When Brigid’s Irish Catholic parents, Erik and Deirdre Blake, arrive from Scranton, Pennsylvania, they come bearing gifts. Erik gives his daughter a camping lamp and cans of tuna. He wants her to be prepared in case this part of Manhattan floods again. Deirdre offers Brigid a statue of the Virgin Mary for a more general type of protection. In addition to the stresses of low-paying jobs and the strains of longstanding wedlock, Erik and Deirdre are caring for Momo, the grandmother stricken with dementia.
Aimee, the older sister, is stressed out by her job as a Philadelphia lawyer, a recent breakup with her longtime girlfriend, and a painful flareup of ulcerative colitis. She’s a classic first-born child, bouncing between her Blackberry (the play is set in the early 2010s), the bathroom, and moderating bickers between her mother and younger sister.
The apartment itself is both backdrop and character. The top tier of the place is a ground floor room, its lone window bracketed by bars. The bottom is windowless, a basement that groans with the weight of the building. An upstairs neighbor thumps and bangs. Lights flicker and fail, one by one, throughout the course of the show.
The ominous setting gives the play a vaguely catastrophic feeling. Despite Brigid’s insistence that the place is palatial for the price (and, to be fair, she’s probably right), you aren’t surprised that Erik insists she’d have a much better life in Scranton.
A specter of fear haunts all the Blakes, originating from the failure of systems and people designed to protect them: pension plans, marriage, teachers, partners, the human body itself. To combat it, they turn to rituals—the songs they sing every holiday, the prayers before meals, being together and loving each other despite the small cruelties.
Live Arts’ production is directed by Francine Smith, who rose to a significant challenge. She not only orchestrates the subtle frictions of people managing secrets and sympathies, she does it across two floors, overlapping dialogue, and a script that requires unspoken communication and comedic timing.

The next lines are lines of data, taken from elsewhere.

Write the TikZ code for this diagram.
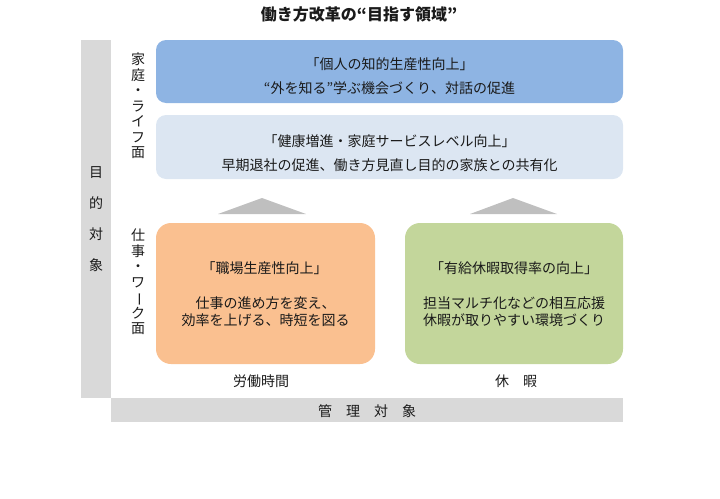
\documentclass[tikz,border=0pt]{standalone}
\usepackage{fontspec}
\setmainfont[Kerning=Off]{Noto Sans CJK JP}
\definecolor{bargray}{HTML}{D9D9D9}
\definecolor{trigray}{HTML}{BFBFBF}
\definecolor{boxblue}{HTML}{8EB4E3}
\definecolor{boxpale}{HTML}{DCE6F2}
\definecolor{boxorange}{HTML}{FAC090}
\definecolor{boxgreen}{HTML}{C3D69B}
\definecolor{txt}{HTML}{1A1A1A}
\tikzset{
  panel/.style={draw=none, rounded corners=10pt, inner sep=0pt, minimum width=467pt, minimum height=63pt},
  bigpanel/.style={draw=none, rounded corners=15pt, inner sep=0pt, minimum width=219pt, minimum height=141pt},
  bar/.style={fill=bargray, draw=none, inner sep=0pt},
  lbl/.style={text=txt, font=\fontsize{14}{16}\selectfont, inner sep=0pt, anchor=center},
  vlbl/.style={text=txt, font=\fontsize{14}{15.5}\selectfont, inner sep=0pt, align=center},
  arrowtri/.style={fill=trigray, draw=none}
}
\begin{document}
\begin{tikzpicture}[x=1pt, y=-1pt]
\useasboundingbox (0,0) rectangle (720,498);
% title
\node[text=txt, font=\fontsize{16}{18}\selectfont\bfseries, inner sep=0pt] (title) at (359,14) {働き方改革の“目指す領域”};
% side bars
\node[bar, minimum width=30pt, minimum height=358pt] (vbar) at (96,219) {};
\node[bar, minimum width=512pt, minimum height=24pt] (hbar) at (367,410) {};
\node[text=txt, font=\fontsize{14}{31}\selectfont, inner sep=0pt, align=center] (purpose) at (96,219) {目\\的\\対\\象};
\node[lbl] (manage) at (367,411) {管　理　対　象};
% vertical category labels
\node[vlbl] (home) at (138,106) {家\\庭\\・\\ラ\\イ\\フ\\面};
\node[vlbl] (work) at (138,282) {仕\\事\\・\\ワ\\\rotatebox[origin=c]{-90}{ー}\\ク\\面};
% top panels
\node[panel, fill=boxblue] (b1) at (389.5,71.5) {};
\node[lbl] (b1a) at (389.5,64) {「個人の知的生産性向上」};
\node[lbl] (b1b) at (389.5,88) {“外を知る”学ぶ機会づくり、対話の促進};
\node[panel, fill=boxpale, minimum height=64pt] (b2) at (389.5,147) {};
\node[lbl] (b2a) at (389.5,141) {「健康増進・家庭サービスレベル向上」};
\node[lbl] (b2b) at (389.5,165) {早期退社の促進、働き方見直し目的の家族との共有化};
% triangles
\coordinate (t1l) at (218,214); \coordinate (t1t) at (262,198); \coordinate (t1r) at (306,214);
\coordinate (t2l) at (470,214); \coordinate (t2t) at (513,198); \coordinate (t2r) at (557,214);
\fill[arrowtri] (t1l) -- (t1t) -- (t1r) -- cycle;
\fill[arrowtri] (t2l) -- (t2t) -- (t2r) -- cycle;
% bottom panels
\node[bigpanel, fill=boxorange] (b3) at (265.5,293.5) {};
\node[lbl] (b3a) at (264.5,268) {「職場生産性向上」};
\node[lbl] (b3b) at (265.5,303) {仕事の進め方を変え、};
\node[lbl] (b3c) at (265.5,320) {効率を上げる、時短を図る};
\node[bigpanel, fill=boxgreen, minimum width=218pt] (b4) at (514,293.5) {};
\node[lbl] (b4a) at (514,268) {「有給休暇取得率の向上」};
\node[lbl] (b4b) at (514,303) {担当マルチ化などの相互応援};
\node[lbl] (b4c) at (514,320) {休暇が取りやすい環境づくり};
% bottom labels
\node[lbl] (labor) at (261,381) {労働時間};
\node[lbl] (leave) at (516,381) {休　暇};
\end{tikzpicture}
\end{document}
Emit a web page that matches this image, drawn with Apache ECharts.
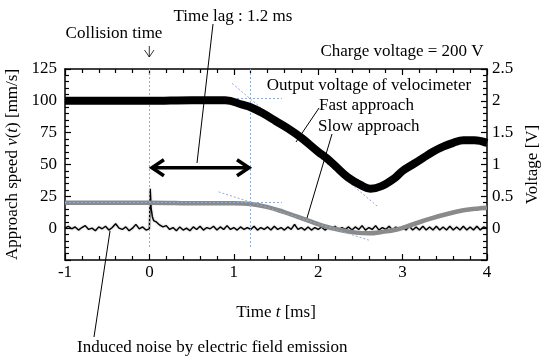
<!DOCTYPE html>
<html>
<head>
<meta charset="utf-8">
<script src="https://cdn.jsdelivr.net/npm/echarts@6.0.0/dist/echarts.min.js"></script>
<style>
  html, body { margin: 0; padding: 0; background: #fff; }
  #main { width: 544px; height: 362px; }
</style>
</head>
<body>
<div id="main"></div>
<script>
// data: [time ms, approach speed mm/s]
const velocimeter = [[-1, 100], [-0.5, 100], [0, 100], [0.5, 100.5], [0.9, 100.5], [1.1, 97], [1.2, 95],
  [1.35, 90], [1.5, 84], [1.65, 78], [1.8, 71], [2.0, 60], [2.1, 55], [2.2, 49], [2.35, 40], [2.5, 34],
  [2.62, 31], [2.75, 33], [2.9, 39], [3.0, 45], [3.12, 50], [3.24, 55], [3.36, 60], [3.48, 64],
  [3.6, 67], [3.72, 69], [3.85, 69], [4.0, 67]];
const slowApproach = [[-1, 20], [0, 20], [0.6, 19.5], [1.0, 19.5], [1.2, 19], [1.4, 16.5], [1.58, 13],
  [1.75, 9], [1.9, 5.5], [2.05, 2], [2.26, -1.5], [2.45, -3.5], [2.6, -4], [2.75, -3], [2.93, -1],
  [3.1, 2.5], [3.33, 7.5], [3.55, 11.5], [3.72, 14], [3.9, 15.5], [4.0, 16]];
const noiseLine = [[-1.00,0],[-0.96,1.5],[-0.92,-0.5],[-0.88,1],[-0.84,-1.5],[-0.80,0.5],[-0.76,2],[-0.72,-1],
  [-0.68,0],[-0.64,-2],[-0.60,1],[-0.56,-0.5],[-0.52,1.5],[-0.48,-1.5],[-0.44,0.5],[-0.40,3.5],[-0.36,0],
  [-0.32,-1],[-0.28,1],[-0.24,-2],[-0.20,0],[-0.16,3],[-0.12,-0.5],[-0.08,1],[-0.04,-1.5],[0.00,-0.5],
  [0.01,31],[0.02,16],[0.035,9],[0.05,6],[0.08,5],[0.12,2.5],[0.16,1],[0.20,2],[0.24,-1],[0.28,0.5],
  [0.32,-2],[0.36,1],[0.40,-1.5],[0.44,0],[0.48,-2],[0.52,1],[0.56,-1],[0.60,1.5],[0.64,-1.5],[0.68,0.5],
  [0.72,-0.5],[0.76,1.5],[0.80,-1.5],[0.84,1],[0.88,-1],[0.92,2],[0.96,-1],[1.00,0.5],[1.04,-1.5],[1.08,1],
  [1.12,-1],[1.16,0.5],[1.20,-1],[1.24,1.5],[1.28,-1.5],[1.32,0.5],[1.36,-1],[1.40,1],[1.44,-1.5],[1.48,1.5],
  [1.52,-1],[1.56,0.5],[1.60,-1.5],[1.64,1],[1.68,-1],[1.72,3],[1.76,-1],[1.80,0.5],[1.84,-1.5],[1.88,1],
  [1.92,-1.5],[1.96,0.5],[2.00,-1],[2.04,1],[2.08,-1.5],[2.12,0.5],[2.16,-1],[2.20,1.5],[2.24,-1.5],[2.28,0.5],
  [2.32,-1],[2.36,1],[2.40,-1.5],[2.44,1],[2.48,-1],[2.52,2],[2.56,-1.5],[2.60,0.5],[2.64,-1],[2.68,2],
  [2.72,-1.5],[2.76,0.5],[2.80,-1],[2.84,1.5],[2.88,-1.5],[2.92,1],[2.96,-1.5],[3.00,1],[3.04,-1.5],[3.08,1.5],
  [3.12,-1.5],[3.16,1],[3.20,-1.5],[3.24,1.5],[3.28,-1.5],[3.32,1],[3.36,-1.5],[3.40,1.5],[3.44,-1.5],[3.48,1],
  [3.52,-1.5],[3.56,1.5],[3.60,-1.5],[3.64,1],[3.68,-1.5],[3.72,1.5],[3.76,-1.5],[3.80,1],[3.84,-1.5],[3.88,1.5],
  [3.92,-1.5],[3.96,1],[4.00,0]];

// dotted guide lines (data coords)
const guideLines = [
  [[0, 125], [0, -15]],
  [[1.2, 125], [1.2, -15]],
  [[-1, 102], [1.57, 102]],
  [[-1, 20.7], [1.57, 20.7]],
  [[0.98, 113.7], [2.71, 16.7]],
  [[0.82, 28.5], [2.6, -9.4]]
];
const lagArrow = [[0.03, 47.5], [1.18, 47.5]];

const xTicks = { min: -1, max: 4, interval: 1 };
const speedTicks = { min: -25, max: 125, interval: 25 };
const voltTicks = { min: -0.5, max: 2.5, interval: 0.5 };

const FONT = 'Liberation Serif';
const chart = echarts.init(document.getElementById('main'));

// fresh objects per axis
const frame = () => ({
  axisLine: { show: true, onZero: false, lineStyle: { color: '#000', width: 1.5 } },
  axisTick: { show: true, inside: true, length: 6, lineStyle: { color: '#000', width: 1.2 } },
  minorTick: { show: true, splitNumber: 5, length: 4, lineStyle: { color: '#000', width: 1.2 } },
  splitLine: { show: false }
});
const labelStyle = () => ({ color: '#000', fontFamily: FONT, fontSize: 17 });
const italic = () => ({ fontStyle: 'italic', fontFamily: FONT, fontSize: 17, color: '#000' });
const box = () => ({ left: 65, right: 57, top: 69, bottom: 102, containLabel: false, outerBoundsMode: 'none' });

// grid 0 holds the data (bottom/left axes), grid 1 overlays it for the top/right axes
const option = {
  animation: false,
  grid: [box(), box()],
  xAxis: [{
    gridIndex: 0, type: 'value', ...xTicks, position: 'bottom', ...frame(),
    axisLabel: { ...labelStyle(), margin: 4 },
    name: 'Time {i|t} [ms]', nameLocation: 'middle', nameGap: 44,
    nameTextStyle: { ...labelStyle(), rich: { i: italic() } }
  }, {
    gridIndex: 1, type: 'value', ...xTicks, position: 'top', ...frame(),
    axisLabel: { show: false }
  }],
  yAxis: [{
    gridIndex: 0, type: 'value', ...speedTicks, position: 'left', ...frame(),
    axisLabel: { ...labelStyle(), margin: 8, formatter: v => (v < 0 ? '' : String(v)) },
    name: 'Approach speed {i|v}({i|t}) [mm/s]', nameLocation: 'middle', nameRotate: 90, nameGap: 40,
    nameTextStyle: { ...labelStyle(), rich: { i: italic() } }
  }, {
    gridIndex: 1, type: 'value', ...voltTicks, position: 'right', ...frame(),
    axisLabel: { ...labelStyle(), margin: 5, formatter: v => (v < 0 ? '' : String(v)) },
    name: 'Voltage [V]', nameLocation: 'middle', nameRotate: 90, nameGap: 36,
    nameTextStyle: labelStyle()
  }],
  series: [
    {
      type: 'line', xAxisIndex: 0, yAxisIndex: 0, data: noiseLine, symbol: 'none',
      lineStyle: { color: '#000', width: 1.4, shadowColor: 'rgba(0,0,0,0.35)', shadowBlur: 2 }, z: 3
    },
    {
      type: 'line', xAxisIndex: 0, yAxisIndex: 0, data: slowApproach, symbol: 'none', smooth: 0.4,
      lineStyle: { color: '#8a8a8a', width: 4.5 }, z: 4
    },
    {
      type: 'line', xAxisIndex: 0, yAxisIndex: 0, data: velocimeter, symbol: 'none', smooth: 0.4,
      lineStyle: { color: '#000', width: 8 }, z: 5
    },
    {
      type: 'line', xAxisIndex: 0, yAxisIndex: 0, data: [], symbol: 'none', z: 2,
      markLine: {
        silent: true, symbol: 'none', animation: false,
        lineStyle: { color: '#8ea9d6', width: 1, type: [2, 2] },
        label: { show: false },
        data: guideLines.map(g => [{ coord: g[0] }, { coord: g[1] }])
      }
    }
  ]
};
chart.setOption(option);

// annotations
const a0 = chart.convertToPixel({ gridIndex: 0 }, lagArrow[0]);
const a1 = chart.convertToPixel({ gridIndex: 0 }, lagArrow[1]);
const line = (pts, w) => ({ type: 'polyline', shape: { points: pts }, style: { stroke: '#000', lineWidth: w, fill: null }, z: 10 });
const text = (t, x, y, align) => ({
  type: 'text', x: x, y: y, z: 10,
  style: { text: t, fontFamily: FONT, fontSize: 17, fill: '#000', align: align || 'left', verticalAlign: 'middle' }
});
chart.setOption({
  graphic: [
    line([a0, a1], 3.5),
    line([[a0[0] + 12, a0[1] - 8], a0, [a0[0] + 12, a0[1] + 8]], 3.5),
    line([[a1[0] - 12, a1[1] - 8], a1, [a1[0] - 12, a1[1] + 8]], 3.5),
    text('Time lag : 1.2 ms', 233, 17, 'center'),
    line([[213, 24], [197, 163]], 1),
    text('Collision time', 114, 34, 'center'),
    line([[149.3, 46], [149.3, 57]], 0.8),
    line([[144.5, 50], [149.3, 57], [154, 50]], 0.8),
    text('Charge voltage = 200 V', 402, 52, 'center'),
    text('Output voltage of velocimeter', 369, 86, 'center'),
    text('Fast approach', 319, 106),
    line([[319, 108], [296, 142]], 1),
    text('Slow approach', 318, 127),
    line([[332, 134], [307, 218]], 1),
    text('Induced noise by electric field emission', 77, 348),
    line([[110, 231], [94, 337]], 1)
  ]
});
</script>
</body>
</html>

The cast is excellent across the board. In a show where success depends so heavily on the humanity and authenticity of its actors, I was fully engaged throughout the two-hour runtime. Larry Goldstein plays Erik with an impeccable sense of that dad’s-got-it-all-figured-out distance, keeping things mellow and grounded and acting the part of provider until he just can’t pretend any more. Geri Schirmer is funny and real as Deirdre, bruised by the love she offers her daughters in turns both smothering, stoic, and outspoken.
As Momo, Meg Hoover makes it easy for us to believe her brain is crumbling; it’s no small feat to play in that liminal space, but she does it well. Lena Malcolm, as Aimee, gives us real pain with enough big sister chutzpah to bring back the laughs. Madeline Walker delivers a Brigid who is everything you’d expect—overly sensitive to her parents and wounded by small slights. Johnny Butcher rounds out the ensemble as Richard, who brings equal doses of sincerity and humor, acting as the palate cleanser and awkward-silence-filler that boyfriends typically play during the holidays.
The two-tiered set design creates a physical container that lives and moans around the family in action. Kudos to Gwyn Gilliam and the entire production team for using lighting, sound, and props to make this human experience feel real.
In Vulture, Jesse Green described The Humans as “the most, well, human play I’ve ever seen.” Live Arts’ production does an admirable job bringing that humanity to life. We see ourselves in its people, so flawed and familiar. Nothing distracts us from the discomfort of humans pretending not to struggle. But hope arrives alongside the pain. Forgiveness knocks on the door of betrayal. Being human is the thing that hurts, but it also sets us free.